Yes, hybrid-electric planes can handle the same weather conditions and altitudes as traditional aircraft. Electric motors actually provide more reliable power than combustion engines in some conditions because they're less affected by thin air at high altitudes. The hybrid system also provides redundancy—if one power source fails, the other can keep the plane flying safely. All systems must pass the same rigorous safety testing as conventional aircraft before receiving certification.
How long does it take to charge a hybrid aircraft battery?
Fast-charging systems can recharge hybrid aircraft batteries in 20-45 minutes between flights, similar to the turnaround time for refueling and passenger boarding. Many hybrid designs use the fuel engine to recharge batteries during flight, reducing ground charging needs. Airports are developing high-power charging infrastructure that can deliver 1-2 megawatts of power. Future systems might use battery swapping, where depleted batteries are replaced with charged ones in just 10 minutes.

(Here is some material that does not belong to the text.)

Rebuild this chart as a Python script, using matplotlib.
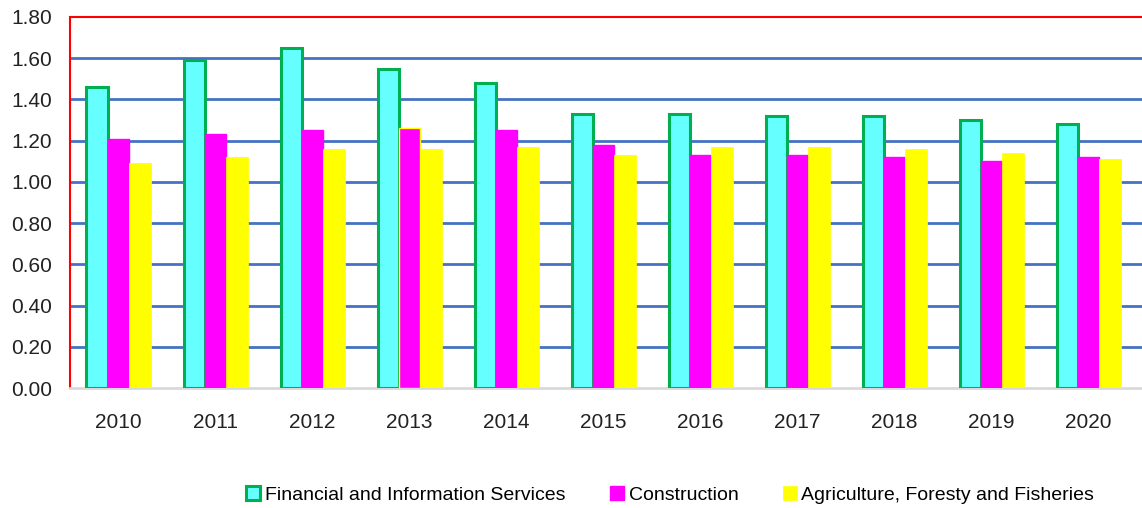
import numpy as np
from matplotlib import pyplot as plt

# data
years = ["2010", "2011", "2012", "2013", "2014", "2015", "2016", "2017", "2018", "2019", "2020"]
financial = [1.46, 1.59, 1.65, 1.55, 1.48, 1.33, 1.33, 1.32, 1.32, 1.30, 1.28]
construction = [1.21, 1.23, 1.25, 1.26, 1.25, 1.18, 1.13, 1.13, 1.12, 1.10, 1.12]
agriculture = [1.09, 1.12, 1.16, 1.16, 1.17, 1.13, 1.17, 1.17, 1.16, 1.14, 1.11]

plt.rcParams['font.family'] = ['Liberation Sans', 'DejaVu Sans']

fig = plt.figure(figsize=(11.42, 5.08), dpi=100)
ax = fig.add_axes([70/1142, 1 - 388/508, 1 - 70/1142, (388 - 17)/508])

x = np.arange(len(years))
w = 0.22

ax.bar(x - w, financial, w, color='#66FFFF', edgecolor='#00B050', linewidth=2.2,
       label='Financial and Information Services', zorder=3)
con_edges = ['#FF00FF'] * len(years)
con_edges[3] = '#FFFF00'
ax.bar(x, construction, w, color='#FF00FF', edgecolor=con_edges, linewidth=1,
       label='Construction', zorder=3)
ax.bar(x + w, agriculture, w, color='#FFFF00', edgecolor='#FFFF00', linewidth=0.5,
       label='Agriculture, Foresty and Fisheries', zorder=3)

ax.set_ylim(0, 1.8)
ax.set_yticks(np.arange(0, 1.81, 0.2))
ax.set_yticklabels(["%.2f" % v for v in np.arange(0, 1.81, 0.2)], fontsize=15, color='#222222')
ax.set_xlim(-0.5, len(years) - 0.45)
ax.set_xticks(x)
ax.set_xticklabels(years, fontsize=15, color='#222222')
ax.tick_params(axis='both', length=0)
ax.tick_params(axis='x', pad=18)
ax.tick_params(axis='y', pad=13)

# grid lines
for yv in np.arange(0.2, 1.7, 0.2):
    ax.axhline(yv, color='#4472C4', linewidth=2, zorder=1)

ax.spines['left'].set_color('red')
ax.spines['left'].set_linewidth(1.5)
ax.spines['top'].set_color('red')
ax.spines['top'].set_linewidth(1.5)
ax.spines['right'].set_visible(False)
ax.spines['bottom'].set_color('#D9D9D9')
ax.spines['bottom'].set_linewidth(2)

fig.legend(loc='center', bbox_to_anchor=(0.587, 0.025), ncol=3, frameon=False,
           fontsize=14, handlelength=0.7, handleheight=0.7, handletextpad=0.25,
           columnspacing=2.3)

plt.savefig('out.png', dpi=100)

Will hybrid planes require different pilot training or licenses?
Pilots will need additional training to operate hybrid-electric aircraft, but they won't require entirely new licenses. The Federal Aviation Administration is developing certification requirements for electric propulsion systems. Training focuses on managing power distribution between fuel and electric systems, understanding battery performance limitations, and handling potential electrical system failures. Most pilots can complete the transition training in a few days of classroom and simulator work.
What happens if the battery runs out mid-flight?
Hybrid aircraft are designed so the fuel engine can power the entire flight independently if needed. The batteries supplement power, especially during takeoff and climb, but the plane never relies solely on battery power for safety-critical operations. Flight computers constantly monitor battery levels and automatically adjust power distribution. Regulations require sufficient fuel reserves to reach an alternate airport even with dead batteries. The redundancy makes hybrid planes potentially safer than single-engine aircraft.